Long time no type! Brief update . . .
The past few months have been so busy for us.
The Babe was hard at work applying to the Airforce and getting ready for MEPS. Finally that is ALL over and he has officially been accepted and passed! Now all that's left is for him to swear in.
Baby boy is growing big! We are measuring two weeks ahead of schedule, which doesn't surprise me since he's supposedly in the 85 percentile for weight.

Above: Our little blessing . . . Little G!
We have officially decided that just before Christmas, we will be moving back home for a short period of time. It's a strange feeling all this change. We have waited for all of this for so long and worked so hard and here we are a little less than two months away from leaving all we've known for the last two years and starting to prepare for our serious adult lives. We will be done with school, expecting a child very soon, and moving heaven knows where for The Babe's job.
We both love change. But all this change is so big! So many big things all at once! It sort of seems a little intimidating this time. Though, that doesn't put a damper on my excitement at all! The frustrating part about things like this is that we can't really prepare yet. For anything! No sense in preparing for Christmas because we are moving. Not much we can do to prepare for Little G because we are moving. Nothing we can do to prepare for the move after The Babe gets back from OTC because we don't yet know where or when we are going to be stationed. Which, all may seem like common sense, but for me it is so difficult! I am a planner through and through and a thorough one at that! I do NOT like to prepare at the last minute.
Speaking of preparations . . . we survived our first hurricane! More like ran away like little babies. Haha. The Babe and I didn't want to stick around for hurricane Matthew and all the aftermath. After all, we are north westerners! We don't know much about hurricanes and what not. So, we took advantage of the 5 day weekend and went to see my sister and her family. They were so kind to let us stay for so long on such short notice. It was such a breath of fresh air to see them! And our little Capri turned 2 on our little trip! Can't believe how fast time has flown. She's gotten so well behaved and never stops being adorable (at least for me).
L: Capri on her 2nd birthday!
R: Me in front of some cotton fields. Our drive to my sisters was a scenic one thanks to all the main roads being closed for all those escaping Charleston. So we got to see some fun southern beauty.
Our home was thankfully not effected by the storm. We were SO blessed! The Babe is out today doing some hurricane clean up as I type. He's always so willing to help. <3 I feel helpless in not being able to go due to my frantically changing body. But there will always be other ways to help someone else at another time!
We have also been blessed to have The Babe's mom and her parents in the past week! It is so fun to see them! They are always such a party. Thankfully my 'morning sickness' (or as I like to call it, make-me-sick-all-the-time-and-pick-and-choose-what-food-to-keep-down-sickness) hasn't been super bad and has allowed me to do a lot more with them than I expected!

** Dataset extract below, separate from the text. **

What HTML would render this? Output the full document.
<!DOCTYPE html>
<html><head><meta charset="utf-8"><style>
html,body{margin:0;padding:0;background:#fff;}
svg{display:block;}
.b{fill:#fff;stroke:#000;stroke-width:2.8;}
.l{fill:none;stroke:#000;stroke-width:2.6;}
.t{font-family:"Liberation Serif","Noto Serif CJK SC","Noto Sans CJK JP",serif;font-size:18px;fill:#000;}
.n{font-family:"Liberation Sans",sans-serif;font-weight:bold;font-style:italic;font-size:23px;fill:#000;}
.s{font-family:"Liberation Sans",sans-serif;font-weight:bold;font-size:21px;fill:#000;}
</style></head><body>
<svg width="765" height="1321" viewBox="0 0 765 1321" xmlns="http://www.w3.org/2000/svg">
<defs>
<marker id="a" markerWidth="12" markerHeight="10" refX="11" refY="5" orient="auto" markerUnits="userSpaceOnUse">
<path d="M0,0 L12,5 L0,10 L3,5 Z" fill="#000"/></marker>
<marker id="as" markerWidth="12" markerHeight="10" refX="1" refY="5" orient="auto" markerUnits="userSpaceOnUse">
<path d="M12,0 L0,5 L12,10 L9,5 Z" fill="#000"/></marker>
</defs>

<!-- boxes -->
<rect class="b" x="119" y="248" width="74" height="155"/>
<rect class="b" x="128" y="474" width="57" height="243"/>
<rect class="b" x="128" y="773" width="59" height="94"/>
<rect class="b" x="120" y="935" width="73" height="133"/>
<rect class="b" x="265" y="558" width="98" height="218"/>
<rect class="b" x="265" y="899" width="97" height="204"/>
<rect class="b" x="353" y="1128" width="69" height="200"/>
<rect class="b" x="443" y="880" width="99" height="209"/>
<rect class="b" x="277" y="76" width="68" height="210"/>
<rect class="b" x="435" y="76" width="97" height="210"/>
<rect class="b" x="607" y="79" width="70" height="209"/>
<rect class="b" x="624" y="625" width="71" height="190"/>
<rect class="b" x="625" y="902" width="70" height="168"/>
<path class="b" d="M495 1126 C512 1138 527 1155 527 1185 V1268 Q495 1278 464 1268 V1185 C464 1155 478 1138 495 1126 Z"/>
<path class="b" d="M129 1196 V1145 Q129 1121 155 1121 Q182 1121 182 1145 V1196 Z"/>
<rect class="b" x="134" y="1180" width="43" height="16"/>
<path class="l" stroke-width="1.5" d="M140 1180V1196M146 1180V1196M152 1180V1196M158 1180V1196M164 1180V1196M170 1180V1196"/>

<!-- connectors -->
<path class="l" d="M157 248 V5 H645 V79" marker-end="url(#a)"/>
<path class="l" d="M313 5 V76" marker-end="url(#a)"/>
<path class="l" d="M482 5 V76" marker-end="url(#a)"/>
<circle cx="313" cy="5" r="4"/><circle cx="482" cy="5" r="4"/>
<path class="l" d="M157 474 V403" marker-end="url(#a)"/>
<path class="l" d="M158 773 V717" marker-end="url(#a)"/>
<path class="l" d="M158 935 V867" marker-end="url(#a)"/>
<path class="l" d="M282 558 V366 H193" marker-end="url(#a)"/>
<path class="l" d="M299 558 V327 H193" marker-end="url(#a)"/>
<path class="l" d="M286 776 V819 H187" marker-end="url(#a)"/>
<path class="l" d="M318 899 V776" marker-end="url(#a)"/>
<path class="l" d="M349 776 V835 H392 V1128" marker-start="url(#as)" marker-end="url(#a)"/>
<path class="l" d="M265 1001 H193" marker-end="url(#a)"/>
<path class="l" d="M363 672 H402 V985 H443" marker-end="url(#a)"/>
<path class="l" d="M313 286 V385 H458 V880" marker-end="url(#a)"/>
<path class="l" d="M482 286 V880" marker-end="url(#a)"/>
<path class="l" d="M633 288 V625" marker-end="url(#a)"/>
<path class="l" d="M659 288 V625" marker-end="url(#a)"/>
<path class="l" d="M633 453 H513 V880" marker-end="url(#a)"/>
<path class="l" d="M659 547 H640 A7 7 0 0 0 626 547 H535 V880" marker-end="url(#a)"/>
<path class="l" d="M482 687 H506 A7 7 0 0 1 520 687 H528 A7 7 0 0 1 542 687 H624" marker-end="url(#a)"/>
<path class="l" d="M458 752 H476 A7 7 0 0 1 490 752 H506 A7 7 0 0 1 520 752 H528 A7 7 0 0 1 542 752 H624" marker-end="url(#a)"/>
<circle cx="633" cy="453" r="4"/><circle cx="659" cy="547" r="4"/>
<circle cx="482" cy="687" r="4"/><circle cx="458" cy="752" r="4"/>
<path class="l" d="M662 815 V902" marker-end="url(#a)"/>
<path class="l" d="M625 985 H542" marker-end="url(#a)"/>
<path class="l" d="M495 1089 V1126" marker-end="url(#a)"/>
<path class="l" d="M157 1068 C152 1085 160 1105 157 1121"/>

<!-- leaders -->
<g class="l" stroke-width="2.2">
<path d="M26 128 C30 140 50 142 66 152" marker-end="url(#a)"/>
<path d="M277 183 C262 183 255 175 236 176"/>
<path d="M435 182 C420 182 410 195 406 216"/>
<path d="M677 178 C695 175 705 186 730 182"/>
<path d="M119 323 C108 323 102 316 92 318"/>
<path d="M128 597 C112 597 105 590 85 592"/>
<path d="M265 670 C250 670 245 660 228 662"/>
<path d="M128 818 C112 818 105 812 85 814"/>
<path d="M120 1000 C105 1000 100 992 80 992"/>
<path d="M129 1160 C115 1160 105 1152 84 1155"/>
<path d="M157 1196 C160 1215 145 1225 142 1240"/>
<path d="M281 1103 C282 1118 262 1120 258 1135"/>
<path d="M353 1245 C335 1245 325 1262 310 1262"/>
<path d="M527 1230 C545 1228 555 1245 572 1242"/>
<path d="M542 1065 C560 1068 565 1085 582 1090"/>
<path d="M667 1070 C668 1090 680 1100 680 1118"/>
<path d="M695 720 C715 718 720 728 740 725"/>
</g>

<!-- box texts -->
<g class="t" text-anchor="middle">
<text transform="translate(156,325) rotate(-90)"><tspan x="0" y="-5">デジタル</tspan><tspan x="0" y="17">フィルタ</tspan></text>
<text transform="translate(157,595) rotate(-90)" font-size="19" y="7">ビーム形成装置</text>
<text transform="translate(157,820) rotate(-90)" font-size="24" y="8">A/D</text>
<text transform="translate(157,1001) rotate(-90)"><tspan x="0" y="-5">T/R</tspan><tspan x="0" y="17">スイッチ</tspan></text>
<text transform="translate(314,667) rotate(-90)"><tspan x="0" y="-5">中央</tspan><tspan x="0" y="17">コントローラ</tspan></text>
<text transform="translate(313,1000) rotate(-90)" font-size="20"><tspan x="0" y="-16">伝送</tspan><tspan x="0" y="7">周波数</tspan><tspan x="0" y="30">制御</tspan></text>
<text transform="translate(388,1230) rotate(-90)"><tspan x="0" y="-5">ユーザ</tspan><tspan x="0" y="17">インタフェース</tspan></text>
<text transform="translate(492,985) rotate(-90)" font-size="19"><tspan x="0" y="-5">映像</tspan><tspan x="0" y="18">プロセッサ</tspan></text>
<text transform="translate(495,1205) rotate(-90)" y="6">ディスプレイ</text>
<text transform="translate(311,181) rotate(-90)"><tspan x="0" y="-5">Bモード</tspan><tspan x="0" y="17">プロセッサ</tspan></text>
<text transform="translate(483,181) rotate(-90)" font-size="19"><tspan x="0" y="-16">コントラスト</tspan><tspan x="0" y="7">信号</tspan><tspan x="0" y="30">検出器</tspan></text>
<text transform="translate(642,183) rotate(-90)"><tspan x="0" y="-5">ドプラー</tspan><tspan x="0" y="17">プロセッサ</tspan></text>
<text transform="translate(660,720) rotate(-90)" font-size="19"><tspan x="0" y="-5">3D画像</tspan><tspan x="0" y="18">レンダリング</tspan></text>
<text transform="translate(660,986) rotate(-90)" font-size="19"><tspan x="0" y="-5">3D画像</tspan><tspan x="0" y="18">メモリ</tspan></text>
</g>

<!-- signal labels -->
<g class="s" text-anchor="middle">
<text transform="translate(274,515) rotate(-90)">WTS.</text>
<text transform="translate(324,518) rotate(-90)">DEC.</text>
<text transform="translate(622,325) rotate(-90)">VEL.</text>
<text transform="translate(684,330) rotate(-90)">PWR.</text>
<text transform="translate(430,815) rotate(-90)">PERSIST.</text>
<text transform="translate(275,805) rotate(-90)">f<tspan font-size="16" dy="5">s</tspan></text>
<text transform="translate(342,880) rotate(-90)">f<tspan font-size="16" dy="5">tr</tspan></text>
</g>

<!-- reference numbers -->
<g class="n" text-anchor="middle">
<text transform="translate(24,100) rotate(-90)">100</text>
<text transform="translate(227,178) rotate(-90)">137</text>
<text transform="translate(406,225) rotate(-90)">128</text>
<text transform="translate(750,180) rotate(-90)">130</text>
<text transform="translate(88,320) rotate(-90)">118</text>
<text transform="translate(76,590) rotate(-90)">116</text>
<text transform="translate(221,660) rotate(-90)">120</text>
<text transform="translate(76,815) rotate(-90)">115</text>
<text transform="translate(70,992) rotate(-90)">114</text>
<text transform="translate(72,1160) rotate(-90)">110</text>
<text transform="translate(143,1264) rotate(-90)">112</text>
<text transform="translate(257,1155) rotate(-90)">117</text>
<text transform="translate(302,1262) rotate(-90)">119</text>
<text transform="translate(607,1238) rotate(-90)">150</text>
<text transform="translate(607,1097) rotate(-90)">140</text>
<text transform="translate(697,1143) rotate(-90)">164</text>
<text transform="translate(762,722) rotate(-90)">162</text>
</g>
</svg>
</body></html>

Above: Grandma, Grandpa, Me, The Babe, and Mamma of The Babe on an awesome creepy historical tour! Learned a lot and had an amazing time with these hooligans!
The past couple weeks I have been running into some pregnancy discouragement. I've been struggling with so much this pregnancy a little earlier than normal, I guess. Which has made it hard to be happy through. Morning sickness has never gone away for me completely - probably thanks to having a crappy non-functioning gallbladder which is worse during pregnancy and makes you feel like sunshine and flowers every waking moment (that was sarcastic if you didn't get that). I'll do okay here and there and then have a few really bad spells. My ribs have been aching since week 16, migraines have welcomed themselves back into my life, ligament pain and sciatic nerve pain are no joke, among other things. Thanks to hormones and my already being an emotional person, the poor Babe has been so good to me. I couldn't be more thankful to him and to all my awesome coworkers who have to listen to me complain and lash out.

Above: Me the moment I realized I can't see my feet anymore . . .
I think it's hard as pregnant women to deal with so much and to feel the need (at least for me, because I've usually a pretty vocal person) to have a brief moment of complaining and maybe some tears only for someone to tell you "oh you just wait" or give you unsolicited advice when all you wanted to do was vent for a minute. But The Babe has been so good to listen to all my groaning and helps me however he can. And I can't leave God out of it, because he gets an ear full.
Despite it all, I can't say I haven't been blessed!! Every time I'm having a hard moment someone or something comes through. God is good. And I have been constantly reminded by many acts of kindness this week that the world is not all bad, there is still good out there.
So, despite my long rant and all my belly aching, I am trying to say how blessed I am. There is always something to look forward to, someone always willing to help, even if that someone is no one but God. Life is hard, but life is good. And I can't wait to show Little G all the goodness.